Pena inútil
¿QUÉ tienen en común algunos tribunales de EE.UU., Corea del Norte, Irán, Bangladesh, Arabia Saudita, República Democrática del Congo, Yemen, Somalia y Sudán? Y qué tienen en común todos ellos con las prácticas “judiciales” del autodenominado “Estado Islámico” que decapita rehenes, despeña personas a causa de su orientación sexual y extermina cristianos con celo de holocausto? (Pero sobre todo: ¿cómo puede tener algo en común el sistema judicial de EE.UU. -la nación de los derechos inalienables, de la primera Constitución, de la judicatura independiente, del discurso de Gettysburg y de las cuatro libertades- con cualquiera de ellos?).
La respuesta es tan absurda como vergonzosa: estos Estados siguen aplicando, en pleno siglo XXI, la pena capital. Según un informe de Amnistía Internacional recientemente divulgado, el año pasado fueron ejecutadas en el mundo 607 personas, incluyendo algunos menores de edad; aunque por supuesto, el número exacto puede ser mucho mayor, pues las estadísticas excluyen a China (donde la pena capital se aplica bajo secreto de Estado) y a Corea del Norte (no hay necesidad, en este caso, de explicar la razón). En medio centenar de países se profirieron casi 2.500 sentencias de muerte. El gran número de quienes permanecen largos años en el limbo, a la espera del día fatal, evoca inevitablemente aquellos versos: “Hay condenas a vivir / aún peores que la muerte”.
¿Y para qué? La pena de muerte es una sanción completamente inútil: ni resocializa al criminal, ni restaura el derecho conculcado, ni restablece la convivencia quebrantada, ni reconcilia con las víctimas; y su eficacia disuasiva es harto discutible (a menos que se hiciera, al mejor estilo yihadista, de cada ejecución un espectáculo). También es tremendamente riesgosa, pues hace del error judicial una falla virtualmente irreparable. Además, es anacrónica, como los pelotones de fusilamiento revividos en Utah con la excusa de “humanizar” la muerte, o el delito de blasfemia que en otros lugares del mundo se paga en la horca. Pero sobre todo, la pena capital es nugatoria: ominoso tributo a la venganza y los prejuicios que sacrílegamente se ofrece en el altar de la justicia.
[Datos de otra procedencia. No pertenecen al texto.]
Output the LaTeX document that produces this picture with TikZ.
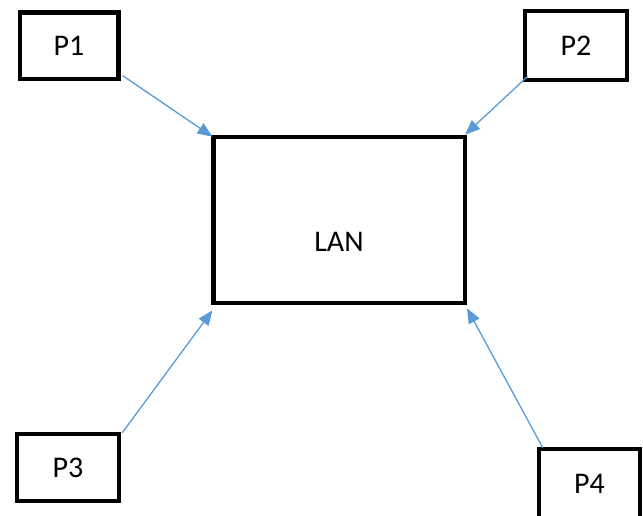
\documentclass[tikz,border=0pt]{standalone}
\usepackage{fontspec}
\setmainfont{Carlito}
\usetikzlibrary{arrows.meta}
\definecolor{arrowblue}{RGB}{91,155,213}
\begin{document}
\begin{tikzpicture}[x=1pt,y=-1pt,
  pbox/.style={draw=black, line width=4.5pt, fill=white, inner sep=0pt,
    font=\fontsize{30}{36}\selectfont},
  link/.style={draw=arrowblue, line width=1.3pt,
    -{Triangle[length=15pt,width=12pt]}}]
\useasboundingbox (0,0) rectangle (643,516);
\node[pbox, minimum width=98.5pt, minimum height=66.5pt] (p1) at (69,46) {P1};
\node[pbox, minimum width=102pt, minimum height=69pt] (p2) at (576,45.5) {\raisebox{-4pt}{P2}};
\node[pbox, minimum width=251.5pt, minimum height=166pt,
  label={[font=\fontsize{30}{36}\selectfont, yshift=-22pt]center:LAN}] (lan) at (339,220) {};
\node[pbox, minimum width=102pt, minimum height=67pt] (p3) at (68,467.5) {P3};
\node[pbox, minimum width=101pt, minimum height=70pt] (p4) at (589.5,484) {P4};
\draw[link] ([shift={(2pt,6pt)}]p1.south east) -- ([shift={(1.5pt,-2pt)}]lan.north west);
\draw[link] ([shift={(5pt,6pt)}]p2.south west) -- ([shift={(-2pt,0pt)}]lan.north east);
\draw[link] ([shift={(1pt,-1pt)}]p3.north east) -- ([shift={(1.5pt,-5pt)}]lan.south west);
\draw[link] ([shift={(6pt,-1pt)}]p4.north west) -- ([shift={(0pt,-3pt)}]lan.south east);
\end{tikzpicture}
\end{document}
Por eso sorprende (o quizá no) que de tiempo en tiempo, emerjan las voces de quienes haciendo gala de su demagogia -más que de su inteligencia-, y de su oportunismo -más que de su responsabilidad cívica y política-, reivindican para la pena capital un lugar que ejecuciones y verdugos perdieron en Colombia hace más de una centuria, al menos en las providencias de los jueces.